Because it is not relevant to the "funny moment". Does not make your version of the moment "untrue". The moment is told from your perspective according to the point you want to make.

Gospel of John is all bout the Glory of God and Jesus' deity. I suppose the details of animal procurement were not relevant to John, just that Christ rode on one and fulfilled prohecy.

As to the number of animals being different in the different gospels.


You may have been making a rhetorical point in your observation, but this is something I have wanted to post for some time for people that have difficulty with "different versions" of "same event" in the Gospels :)

I have a question regarding Michal (David's wife given to him by Saul for bringing back 200 foreskins of Philistine men/one of Saul's daughters): it says later that Saul gave her to another man & they were married...is this the same "Michal" that chided/taunted David for dancing before the Lord & handmaindens?!?!?! Because in 1 Samuel 25:44 - it says that "Saul, meanwhile, had given his daughter Michal, David's wife, to a man from Gallim named Palti son of Laish.

I haven't read yet where she became David's wife again?!?!?!

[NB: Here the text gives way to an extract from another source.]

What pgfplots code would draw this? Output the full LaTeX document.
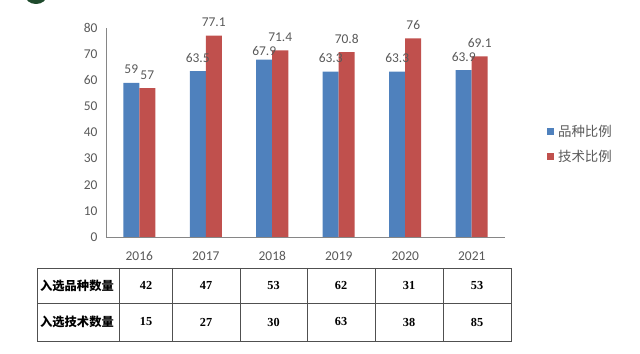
\documentclass[border=0pt]{standalone}
\usepackage{pgfplots}
\pgfplotsset{compat=1.18}
\usepackage{fontspec}
\setmainfont{Carlito}
\newfontfamily\cjk{Noto Sans CJK SC}
\newfontfamily\tabserif{Liberation Serif}
\definecolor{barblue}{HTML}{4F81BD}
\definecolor{barred}{HTML}{C0504D}
\definecolor{txtgray}{HTML}{595959}
\definecolor{axgray}{HTML}{868686}
\definecolor{tabline}{HTML}{505050}
\definecolor{blobgreen}{HTML}{1E4A2C}
\begin{document}
\begin{tikzpicture}
\path[use as bounding box] (0bp,0bp) rectangle (640bp,354bp);
\begin{scope}[x=1bp,y=1bp]
\clip (0,0) rectangle (640,354);
\fill[blobgreen] (36,359) ellipse [x radius=11, y radius=9];
\end{scope}
\begin{axis}[
  at={(106bp,117bp)}, anchor=south west,
  scale only axis, width=399bp, height=209bp,
  xmin=-0.5, xmax=5.5, ymin=0, ymax=80,
  ybar=0pt, bar width=16bp,
  axis x line*=bottom, axis y line*=left,
  axis line style={axgray, line width=1pt, -},
  major tick length=0pt,
  xtick={0,1,2,3,4,5},
  xticklabels={2016,2017,2018,2019,2020,2021},
  ytick={0,10,20,30,40,50,60,70,80},
  /pgf/number format/assume math mode=true,
  tick label style={font=\fontsize{13.5}{15}\selectfont, text=txtgray},
  xticklabel style={anchor=base, yshift=-24bp},
  yticklabel style={xshift=-5bp},
  nodes near coords,
  every node near coord/.append style={font=\fontsize{13.5}{16}\selectfont, text=txtgray, anchor=base, yshift=9bp},
  legend cell align=left,
  legend style={at={(1.105,0.545)}, anchor=north west, draw=none, fill=none,
    font=\cjk\fontsize{13.5}{15}\selectfont, text=txtgray, row sep=8bp, inner sep=0pt,
    nodes={inner xsep=4bp}},
  legend image code/.code={\fill[#1] (0bp,-3.5bp) rectangle (7bp,3.5bp);},
  clip=false,
]
\addplot[fill=barblue, draw=none, coordinate style/.condition={\coordindex==2}{yshift=-5bp}] coordinates {(0,59) (1,63.5) (2,67.9) (3,63.3) (4,63.3) (5,63.9)};
\addplot[fill=barred, draw=none] coordinates {(0,57) (1,77.1) (2,71.4) (3,70.8) (4,76) (5,69.1)};
\legend{品种比例,技术比例}
\end{axis}
\begin{scope}[x=1bp,y=1bp]
\draw[tabline, line width=0.9pt] (37,86) rectangle (511,13);
\draw[tabline, line width=0.9pt] (37,51) -- (511,51);
\foreach \x in {119,172,240,307,375,443} \draw[tabline, line width=0.9pt] (\x,86) -- (\x,13);
\node[font=\cjk\bfseries\fontsize{12.3}{14}\selectfont] at (77,68.5) {入选品种数量};
\node[font=\cjk\bfseries\fontsize{12.3}{14}\selectfont] at (77,32) {入选技术数量};
\foreach \x/\a/\b in {146/42/15, 206/47/27, 273.5/53/30, 341/62/63, 409/31/38, 477/53/85} {
  \node[font=\tabserif\bfseries\fontsize{12.3}{14}\selectfont] at (\x,68.5) {\a};
  \node[font=\tabserif\bfseries\fontsize{12.3}{14}\selectfont] at (\x,32) {\b};
}
\end{scope}
\end{tikzpicture}
\end{document}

Yes, it is the same "Michal".

I find it slightly strange that it doesn't record in this reading if David had asked the Lord when he joined the army of the Philistine....yet when he wanted to pursue the Amalekites he did.Could it be possible that David didn't ask God because he knew God may say no and that would mean a confrontation between him and king Achish.If this was the case it was due to a lack of faith not outright defiance that David didn't ask God before joining the army..
Expensive oil...The accounts of this story in different gospels make me wonder....was Mary sister of Martha and Lazarus the woman that was caught in the very act of adultery?In Luke she's called a sinful woman....in the others Mary..I have not found any conclusive verse or commentary on this but if it's so then it must really show why Mary was so grateful to Jesus and why she spared no costs in her worship of Him.